The answer was not to stop loving my children, but to learn to live in the reality that any of them could die at any time.  

It sounds like a cliche to say, “Remember what’s truly important.”  Then again, “”Until you know you’re broken, the Gospel will seem cliche.”*
Here’s how my friend described it.  

This is the sort of thing that reminds you of relative importance. This election is really important, don’t get me wrong…but we have limited control of that and worrying as much as I have about it is not productive, it’s damaging, and in the grand scheme of things, less important than other things.
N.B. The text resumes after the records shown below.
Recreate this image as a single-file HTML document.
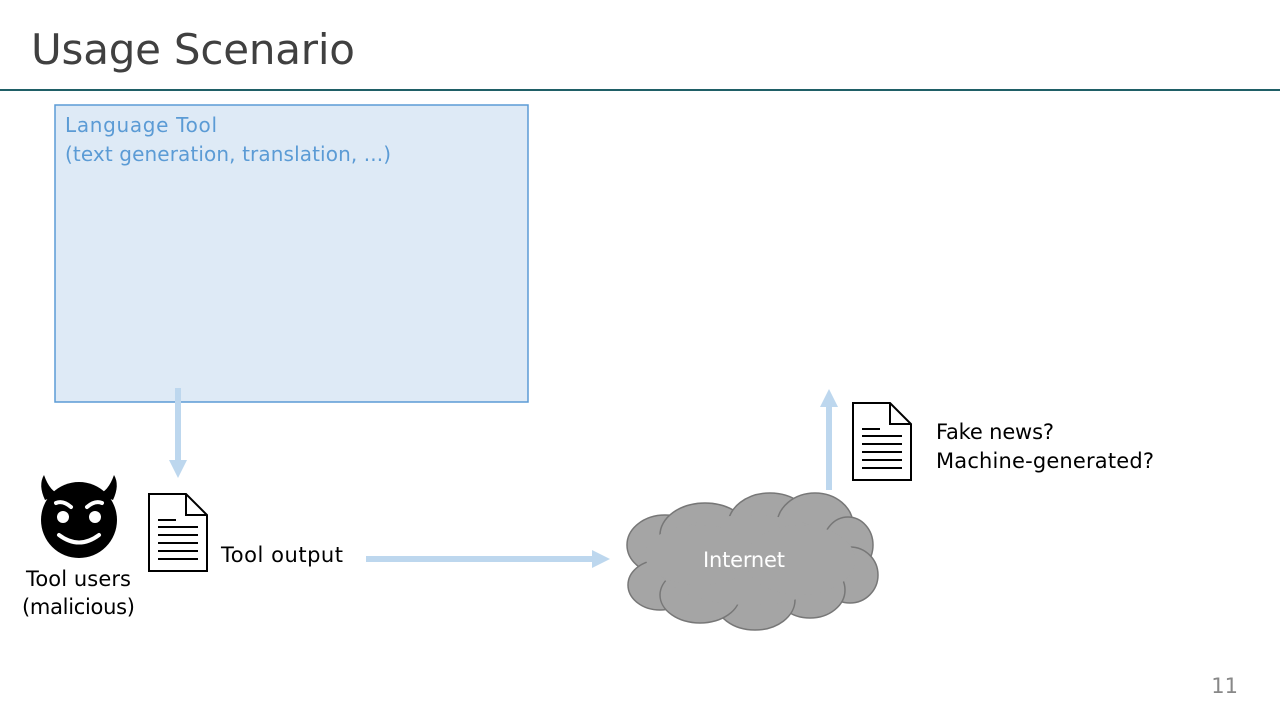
<!DOCTYPE html>
<html><head><style>
body{margin:0;width:1280px;height:720px;background:#fff;overflow:hidden;font-family:"DejaVu Sans","Liberation Sans",sans-serif}
</style></head><body>
<svg width="1280" height="720" xmlns="http://www.w3.org/2000/svg" style="position:absolute;left:0;top:0">
<text x="31" y="64" font-size="42" fill="#404040" font-family="'DejaVu Sans','Liberation Sans',sans-serif" textLength="324">Usage Scenario</text>
<rect x="0" y="89" width="1280" height="2" fill="#1f5f66"/>
<rect x="55" y="105" width="473" height="297" fill="#deeaf6" stroke="#5b9bd5" stroke-width="1.5"/>
<g font-size="20" fill="#5b9bd5" font-family="'DejaVu Sans','Liberation Sans',sans-serif">
<text x="65" y="132" textLength="152">Language Tool</text>
<text x="65" y="161" textLength="326">(text generation, translation, ...)</text>
</g>
<g fill="#bdd7ee">
<rect x="175" y="388" width="6" height="75"/><polygon points="169,460 187,460 178,478"/>
<rect x="366" y="556" width="230" height="6"/><polygon points="592,550 610,559 592,568"/>
<rect x="826" y="405" width="6" height="85"/><polygon points="820,407 838,407 829,389"/>
</g>
<g fill="#000">
<path d="M45,500 Q38,485 44,475 Q50,492 60,494 Z"/>
<path d="M113,500 Q120,485 114,475 Q108,492 98,494 Z"/>
<circle cx="79" cy="520" r="38"/>
</g>
<g fill="#fff">
<circle cx="63" cy="517" r="6"/><circle cx="95" cy="517" r="6"/>
</g>
<g stroke="#fff" stroke-width="4" fill="none" stroke-linecap="round">
<path d="M56,503 Q63,500 71,507"/><path d="M102,503 Q95,500 87,507"/>
<path d="M59,535 Q79,550 99,535"/>
</g>
<g fill="#fff" stroke="#000" stroke-width="2">
<path d="M149,494 H186 L207,515 V571 H149 Z"/><path d="M186,494 V515 H207" fill="none"/>
</g>
<g stroke="#000" stroke-width="2">
<line x1="158" y1="520" x2="176" y2="520"/>
<line x1="158" y1="527" x2="198" y2="527"/><line x1="158" y1="535" x2="198" y2="535"/>
<line x1="158" y1="543" x2="198" y2="543"/><line x1="158" y1="551" x2="198" y2="551"/>
<line x1="158" y1="559" x2="198" y2="559"/>
</g>
<g fill="#fff" stroke="#000" stroke-width="2">
<path d="M853,403 H890 L911,424 V480 H853 Z"/><path d="M890,403 V424 H911" fill="none"/>
</g>
<g stroke="#000" stroke-width="2">
<line x1="862" y1="429" x2="880" y2="429"/>
<line x1="862" y1="436" x2="902" y2="436"/><line x1="862" y1="444" x2="902" y2="444"/>
<line x1="862" y1="452" x2="902" y2="452"/><line x1="862" y1="460" x2="902" y2="460"/>
<line x1="862" y1="468" x2="902" y2="468"/>
</g>
<g id="cl">
<ellipse cx="665" cy="545" rx="38" ry="30"/>
<ellipse cx="660" cy="585" rx="32" ry="25"/>
<ellipse cx="705" cy="535" rx="45" ry="32"/>
<ellipse cx="770" cy="525" rx="42" ry="32"/>
<ellipse cx="815" cy="525" rx="38" ry="32"/>
<ellipse cx="848" cy="545" rx="25" ry="28"/>
<ellipse cx="850" cy="575" rx="28" ry="28"/>
<ellipse cx="810" cy="590" rx="35" ry="28"/>
<ellipse cx="755" cy="600" rx="40" ry="30"/>
<ellipse cx="700" cy="595" rx="40" ry="28"/>
<ellipse cx="750" cy="560" rx="90" ry="40"/>
</g>
<use href="#cl" fill="#a5a5a5" stroke="#777" stroke-width="1.5"/>
<ellipse cx="750" cy="560" rx="95" ry="45" fill="#a5a5a5"/>
<ellipse cx="700" cy="555" rx="55" ry="30" fill="#a5a5a5"/>
<ellipse cx="800" cy="560" rx="55" ry="35" fill="#a5a5a5"/>
<text x="703" y="567" font-size="21" fill="#fff" textLength="82">Internet</text>
<g font-size="21" fill="#000">
<text x="221" y="562" textLength="122">Tool output</text>
<text x="26" y="586" textLength="105">Tool users</text>
<text x="22" y="614" textLength="113">(malicious)</text>
<text x="936" y="439" textLength="118">Fake news?</text>
<text x="936" y="468" textLength="218">Machine-generated?</text>
</g>
<text x="1238" y="693" font-size="21" fill="#888" text-anchor="end">11</text>
</svg>
</body></html>
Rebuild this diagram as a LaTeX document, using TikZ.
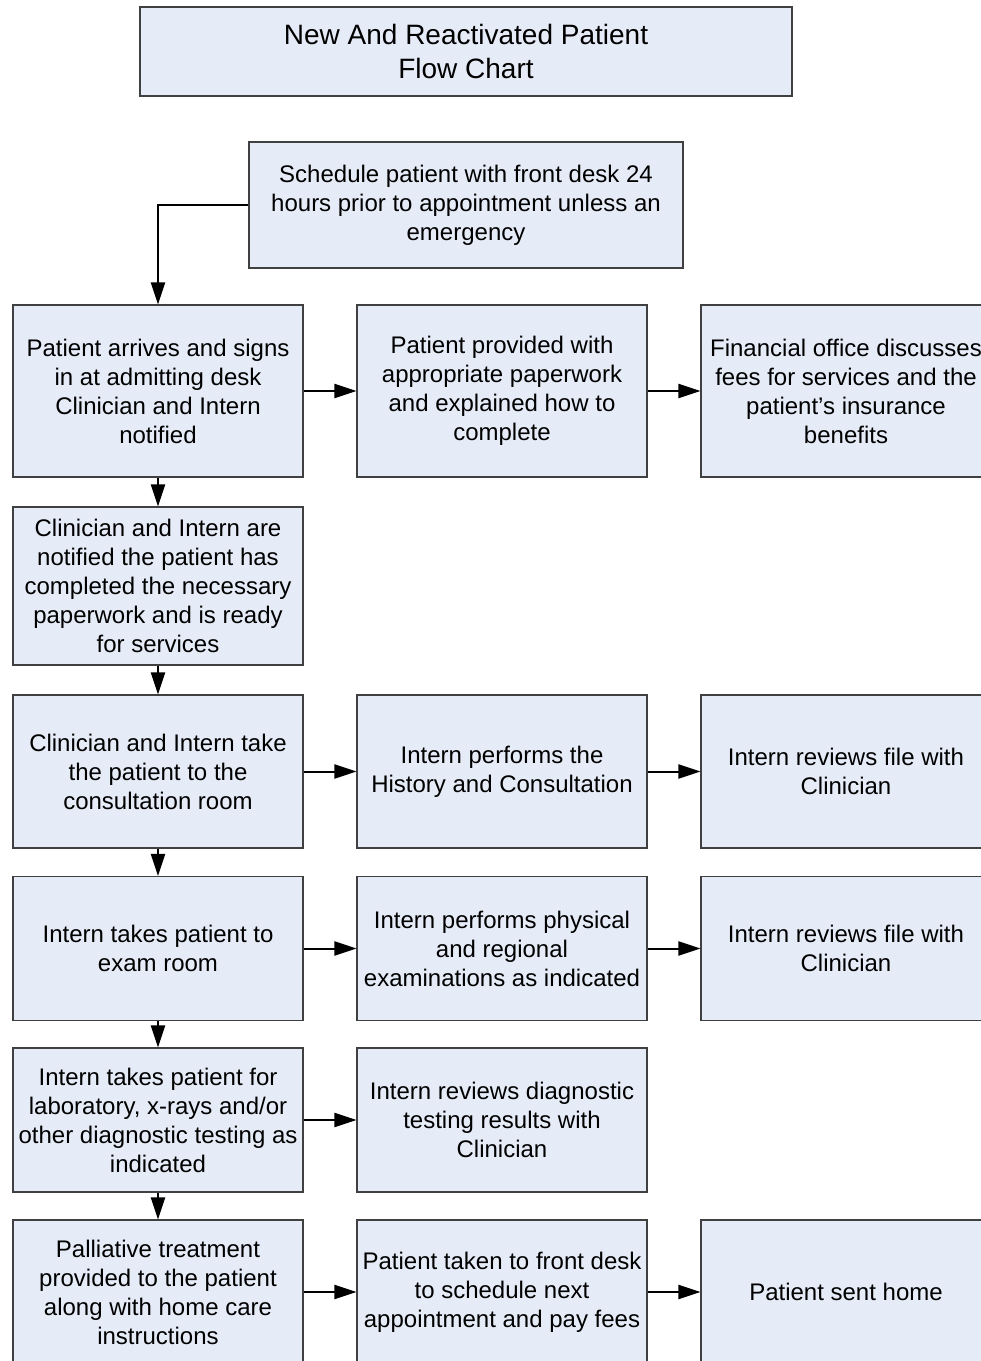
\documentclass[tikz,border=0pt]{standalone}
\usepackage{fontspec}
\setmainfont{Liberation Sans}
\usetikzlibrary{arrows.meta}
\definecolor{boxfill}{HTML}{E6ECF7}
\definecolor{boxline}{HTML}{404040}
\begin{document}
\begin{tikzpicture}[x=1pt,y=-1pt,
  box/.style={draw=boxline,line width=1.1pt,fill=boxfill,rectangle,inner sep=0pt,
    align=center,font=\fontsize{24}{29}\selectfont},
  conn/.style={line width=2pt,-{Triangle[length=22pt,width=14pt]}}]
\useasboundingbox (0,0) rectangle (981,1361);
\clip (0,0) rectangle (981,1361);
% title and schedule
\node[box,minimum width=652pt,minimum height=89pt,font=\fontsize{28}{34}\selectfont] (title) at (466,51.5) {New And Reactivated Patient\\Flow Chart};
\node[box,minimum width=434pt,minimum height=126pt] (sched) at (466,205) {Schedule patient with front desk 24\\hours prior to appointment unless an\\emergency};
% row 1
\node[box,minimum width=290pt,minimum height=172pt] (r1a) at (158,391) {Patient arrives and signs\\in at admitting desk\\Clinician and Intern\\notified};
\node[box,minimum width=290pt,minimum height=172pt] (r1b) at (502,391) {Patient provided with\\appropriate paperwork\\and explained how to\\complete};
\node[box,minimum width=290pt,minimum height=172pt] (r1c) at (846,391) {Financial office discusses\\fees for services and the\\patient’s insurance\\benefits};
% row 2
\node[box,minimum width=290pt,minimum height=158pt] (r2a) at (158,586) {Clinician and Intern are\\notified the patient has\\completed the necessary\\paperwork and is ready\\for services};
% row 3
\node[box,minimum width=290pt,minimum height=153pt] (r3a) at (158,771.5) {Clinician and Intern take\\the patient to the\\consultation room};
\node[box,minimum width=290pt,minimum height=153pt] (r3b) at (502,771.5) {Intern performs the\\History and Consultation};
\node[box,minimum width=290pt,minimum height=153pt] (r3c) at (846,771.5) {Intern reviews file with\\Clinician};
% row 4
\node[box,minimum width=290pt,minimum height=144pt] (r4a) at (158,948.5) {Intern takes patient to\\exam room};
\node[box,minimum width=290pt,minimum height=144pt] (r4b) at (502,948.5) {Intern performs physical\\and regional\\examinations as indicated};
\node[box,minimum width=290pt,minimum height=144pt] (r4c) at (846,948.5) {Intern reviews file with\\Clinician};
% row 5
\node[box,minimum width=290pt,minimum height=144pt] (r5a) at (158,1120) {Intern takes patient for\\laboratory, x-rays and/or\\other diagnostic testing as\\indicated};
\node[box,minimum width=290pt,minimum height=144pt] (r5b) at (502,1120) {Intern reviews diagnostic\\testing results with\\Clinician};
% row 6
\node[box,minimum width=290pt,minimum height=144pt] (r6a) at (158,1292) {Palliative treatment\\provided to the patient\\along with home care\\instructions};
\node[box,minimum width=290pt,minimum height=144pt] (r6b) at (502,1292) {Patient taken to front desk\\to schedule next\\appointment and pay fees};
\node[box,minimum width=290pt,minimum height=144pt] (r6c) at (846,1292) {Patient sent home};
% connectors
\draw[conn] (sched.west) -| (r1a.north);
\draw[conn] (r1a) -- (r1b);
\draw[conn] (r1b) -- (r1c);
\draw[conn] (r1a) -- (r2a);
\draw[conn] (r2a) -- (r3a);
\draw[conn] (r3a) -- (r3b);
\draw[conn] (r3b) -- (r3c);
\draw[conn] (r3a) -- (r4a);
\draw[conn] (r4a) -- (r4b);
\draw[conn] (r4b) -- (r4c);
\draw[conn] (r4a) -- (r5a);
\draw[conn] (r5a) -- (r5b);
\draw[conn] (r5a) -- (r6a);
\draw[conn] (r6a) -- (r6b);
\draw[conn] (r6b) -- (r6c);
\end{tikzpicture}
\end{document}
I am so bad with this, forgetting.. When family and friends suffer injury or disease etc, I finally remember again the relative importance of things, only to forget and have to be reminded again.

When you’re life is blown apart, you don’t forget.  There’s no losing perspective, because in that moment everything is clear.  It’s when we are in “that’s life” mode that we drift.  

My friend Fred, when he was dying of cancer, said something to me I will never forget.  He was describing how close he felt to God and how he could tell the difference between trivial things and the few that mattered:  

“I wish you could experience this without having the cancer.”  He wasn’t romanticizing; he was dying and fighting for every single day.  But he was also changed and he could see more than I could.  

By saying these things, I’m not suggesting that other things, the ones that are less than life or death, don’t matter.  Quite the opposite.  Our two temptations are to blow them out of proportion, which causes us to respond to them poorly, or to be lulled by them into not paying attention and sleepwalking through our lives.  

The wisdom we pray God gives us teaches us how to measure.  I think we learn to carry that mental yardstick, to pull it out and hold it up against the things that come our way.  When we’ve faced and survived shattering events, we’re able more accurately to size up events that are not.  

The final measure–and this is not a cliche in my life, but the reason I’m still here and sane–is resurrection.  Because even life or death does not get the final say if resurrection is true.  Resurrection–Jesus’, and through his, ours–becomes the piece that will not shatter when everything else resembles shards and rubble.  Life after death, life from death, means we don’t have to make the pieces go back together.  God might let those pieces go and make something new.  If that sounds too simplistic or fanciful or poetic (don’t I wish), I mean this:  my son’s death ended my life as I knew it but I didn’t kill myself or get divorced or renounce God forever, though at the time all three made more sense than ever praying to or trusting God again.  God made something new of me and a lot of the old pieces that I thought were me were just left in the wreckage.  

So when life threatens to shatter again, I see even that differently.  Though he slay me, yet will I trust him.  I can’t give that to you because it required coming through my own dark places and figuring out my way to trust God on the other side.  That doesn’t make me unbreakable now, but I know I will be whole again.  Maybe more so than I’ve yet been.  I hope.